The Book Of Five Rings23rd March 2020
I'm a big believer in an idea that Nassim Taleb popularized in his Incerto series called the Lindy effect. Put simply, it's a theory that the future life expectancy of some non-perishable thing is roughly proportional to it's current age. The world has had smartphones for around 10 years so we can reasonably estimate them to be around for another 10 years or so before something replaces them. Conversely (and this really illustrates the point), the technology we call a "chair" has been around for thousands of years, so one should expect that chairs will be relevant for a long time to come. It's easy to think of scenarios where this rule of thumb fails of course, but that's not the point. It's not a statistical prediction but rather an observation about the nature of things which exist in the world but do not age (an "indicator of robustness" as Taleb put it).
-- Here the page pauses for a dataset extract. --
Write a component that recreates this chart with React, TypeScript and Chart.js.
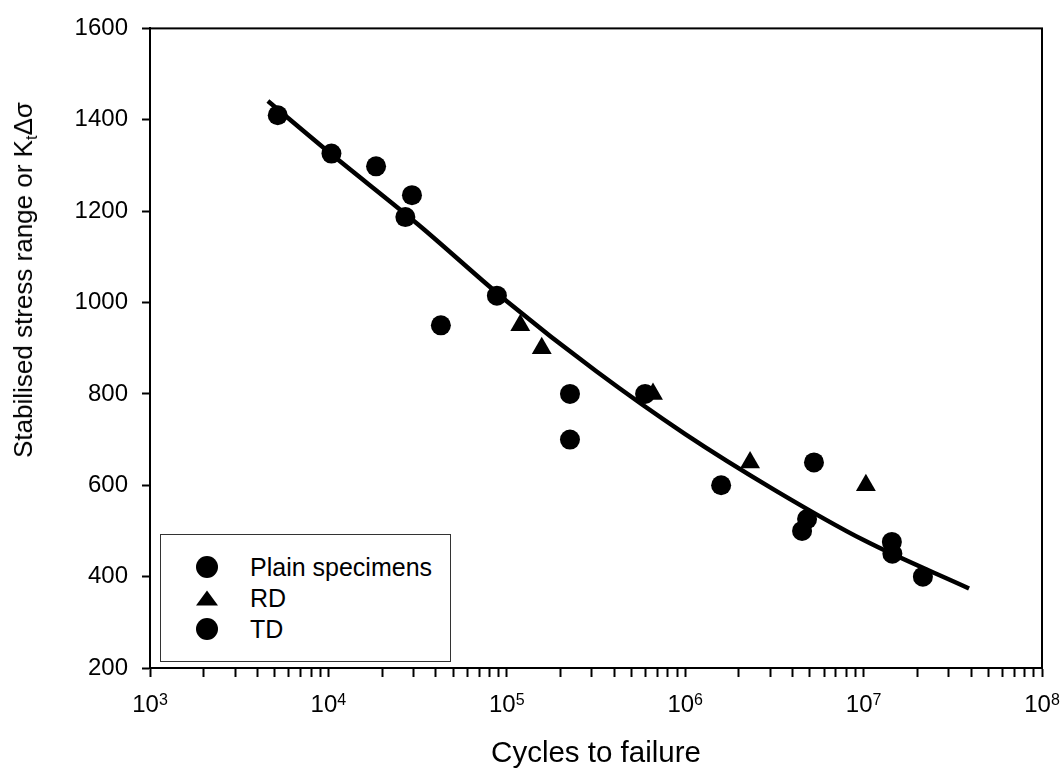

The Lindy effect applies to things like technologies, but also ideas, and by extension the modalities that we use to communicate ideas (i.e. books). I've been spending a lot more time lately thinking about the age of the books I'm reading. It's easy to focus on newer books because there are so many coming out, they are well-marketed, have catchy titles, get discussed a lot on podcasts etc. But if the Lindy effect holds, it means that most of the best books in history were written a long time ago. After incorporating this knowledge into my book selection strategy, I began seeking out old but enduring books that are still in print. Such is how I came to read Miyamoto Musashi's masterpiece, "The Book of Five Rings".
A typical biographical description of Musashi would begin by noting that he was a Japanese swordsman who lived in the 1600s. But he wasn't just any swordsman - he is arguably the greatest swordsman who ever lived. Musashi famously went undefeated in over 60 duels throughout his life (many of them to the death), a streak that no one else ever come close to matching. His legend has been passed down through generations and remains deeply embedded in Japanese culture to this day.
In the later years of his life, Musashi wrote "The Book Of Five Rings" to codify the two-sword martial arts style he had spent his life mastering. Although the book is principally about the details of his study of martial arts, its true value is much broader and much deeper. Look beyond the surface and there's a life philosophy (which Musashi calls "The Way") that one can gain insights from that apply to all aspects of our existence.
In the book, the five rings correspond to the five "books" or sections of the text which are meant to refer to the idea that there are different elements in battle, just as there are different physical elements in life. Musashi named them Earth, Water, Fire, Wind, and Emptiness. Below are some of my notes from each section. One could describe the language Musashi uses as cryptic and hard to interpret, but to me that's sort of the point. As I read through the book, I couldn't help but feel as though every statement has a deeper meaning that would only be revealed to me upon careful, deliberate reflection. This process is still ongoing.
While I tried to capture the essence of the text in very short, concise passages, there is inevitably a great deal that was missed. Consider these notes a starting point to uncovering the wisdom embedded in Musashi's work.
The “Way” of something is a learned discipline or philosophy (i.e. the Way of Buddhism, the Way of the Carpenter). The Way of Martial Arts, which Musashi refers to as “Two Heavens, One Style”, is to learn skills that are useful in all things. The Way of the Martial Arts is a mastery of one’s craft similar to carpentry, of which the sword is the essential martial art. There is a rhythm to everything. There is rhythm in the formless. Victory is in knowing the rhythm of your opponent, in using a rhythm that is hard to grasp, and in developing a rhythm of emptiness rather than wisdom.
Think deeply about the principles written in the book as though you discovered them yourself. Make them part of yourself. The mind should be centered, swaying peacefully. Be watchful of the mind and do not let it become clouded. Sharpen your wisdom. Learn the good and bad of all things. With every grip, stance, strike, do not think of the action itself. Think only about cutting down your opponent. With practice you will gradually grasp the principle of the Way.
There are three initiatives to understand in order to defeat an opponent – Initiative of Attack, Initiative of Waiting, and the Body-Body Initiative. Knowing the conditions in which you find yourself means clearly observing your opponent and grasping the way to victory with certainty. Become your opponent. Move the shadow. Control the light. Impose fear. Cause confusion. Do not use the same tactic repeatedly. The true Way of swordsmanship is to fight with your opponent and win.
The True Way does not prefer a long or short sword, a forceful or weak stroke, specialize in a stance, or fix the eyes on a particular gaze. It is not fast or slow, prefer interior or exterior positions, or dictate how to move your feet. There is no “best” in any of these things. There is only seeing through to its virtues with the mind.
The heart of Emptiness is in the absence of anything with form and the inability to have knowledge thereof. Knowing the existent, you know the nonexistent. A warrior learns the way with certainty. He has no confusion in his mind and is never lazy. He polishes his mind and will, and sharpens the two eyes of broad observation and focused vision. He clears away the clouds of confusion. In Emptiness exists Good but no Evil. Wisdom is Existence. Principle is Existence. The Way is Existence. The Mind is Emptiness.